Both shocking and extremely cool, this has to be heard to be believed - a 'rock' adapation of Rachmanninov's Prelude in C# minor which really does rock. Cy Coleman lays a huge funky breakbeat and a heavy bassline on top of the beautifully dark, doomy theme. A jazzy guitar comes in and out as the track builds. I've never heard anything quite like it (I mean that in a good way). I am now unable to hear the original piece without Cy Coleman's breakbeat!
A great example of a classical-pop arrangement where a pop song gets a pseudo-classical treatment. Here, this Bacharach classic is rendered with harpsichord and wordless scat vocals, and the result is kitschy but also stunningly beautiful.
Punk really was born in the sixties. This song, perhaps THE classic of its genre, oozes with energy and rage. The fuzz guitar sound is pure evil and when it comes in you just bless the stereophonic effect. Like The Velvet Underground, this song must've made a lot of people start a band.
The band wore black and had black instruments. They tuned their guitars a full step lower to make their sound more threatening. It worked. And all this back in '66.

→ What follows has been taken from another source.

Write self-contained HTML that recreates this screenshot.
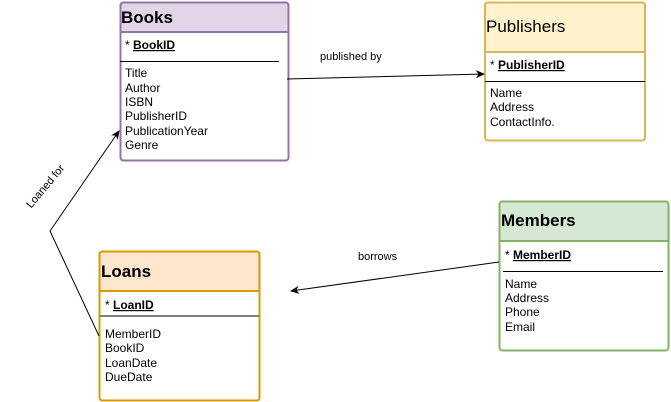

A thoroughly wild hard funk track with some great congas...this came out on the same tiny label that Bing Crosby recorded for in his final years, and it couldn't be much more diametrically opposed! I don't have any info at all about this band or their other releases, so if you do, please let me know!
Beautiful samba, with great mellow sax playing from one of the masters of the Coleman Hawkins-influenced tenor on his final album. The counterpoint of Kenny Burrell's guitar and Garvin Masseaux's gentle percussion with Quebec's long warm tones really make this track.